Et la transmettre pour relecture préalable, cette fois.

– Ma lettre au Père Noël ? Ca va, tu crois que j’ai quel âge ?

– Quelques années de plus que quand tu as été chassé du centre commercial parce que tu voulais te faire prendre en photo avec lui.

– Calomnies. Médisance gratuite, en plus. A qui voudrais-tu faire croire qu’un individu de plus d’une dizaine d’années peut encore croire dans une fable pareille ?

– L’histoire d’un être surnaturel dont la vocation serait d’amener des présents merveilleux à celles et ceux qui se seront bien conduits et seront rentrés en contact avec lui par les moyens appropriés ?

– Précisément, oui.

– Mais figure-toi que cette conviction est sans doute plus répandue que tu ne l’imagines.

– De quoi parles-tu ?

– De religion.

– Alors non. Certes les dévots attendent des gratifications de leurs divinités tutélaires, mais pas qu’elles viennent littéralement déposer des paquets devant leur porte, quand même.

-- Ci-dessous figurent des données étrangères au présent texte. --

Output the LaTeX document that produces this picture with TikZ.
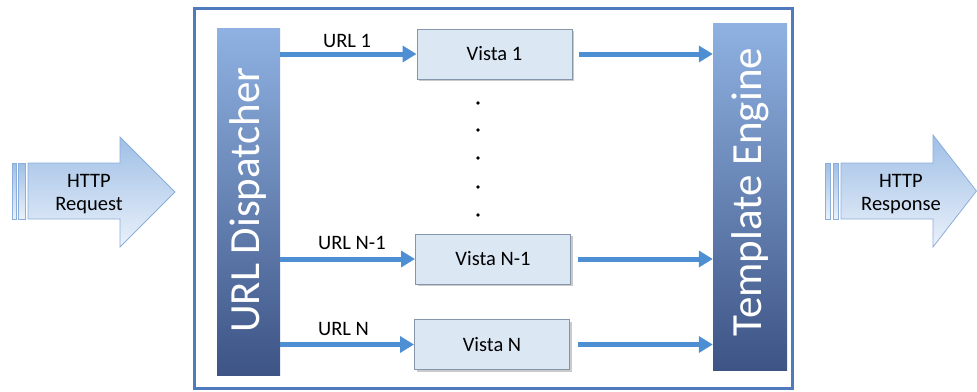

– Eh bien ça dépend des religions.

– Tu veux qu’il y a des cultes dont les membres espèrent recevoir physiquement et par miracle le produit de leurs prières ?

– On parle plus de rituels que de prières, mais oui.

– Une véritable religion du Père Noël, quoi.

– Du Père Noël, non. Plutôt de John Frum.

– Et qui est donc cet individu ?

– Uh, c’est déjà toute une question. Pour y répondre, je te propose de partir le 15 février sur l’île de Tanna, au Vanuatu.

– Le 15 ? C’est le lendemain de la Saint-Valentin, c’est bon.

On peut même y aller un peu en avance.

Et donc, que se passe-t-il là-bas le 15 février ?

– C’est le jour où John Frum est célébré par ses fidèles.

– Je ne sais toujours pas qui c’est ou était.

– Si tu me laisses te décrire les cérémonies, je ne doute pas que ta légendaire sagacité te mettra sur une piste.

– La flatterie, comme c’est petit. Je t’en prie.

– Le 15 février, les cérémonies commencent avec la levée d’un drapeau (fatigué) des Etats-Unis. Devant lequel défilent alors des hommes portant des fusils à baïonnette en bois et qui portent des tenues militaires qui ont connu des jours meilleurs (un progrès notable puisqu’il y a encore quelques années ils paradaient torse nu, les lettres USA peintes sur la poitrine).

Dans l’hémisphère sud, le 14 juillet tombe le 15 février.

Et puis on danse, et on attend éventuellement le retour de John Frum, qui l’avait en principe promis pour un 15 février. Le retour de John, et des richesses censées l’accompagner.

– Attends un peu. Je vais m’avancer, mais je dirais que ce John a un rapport avec les Etats-Unis, non ? Peut-être même avec l’armée ?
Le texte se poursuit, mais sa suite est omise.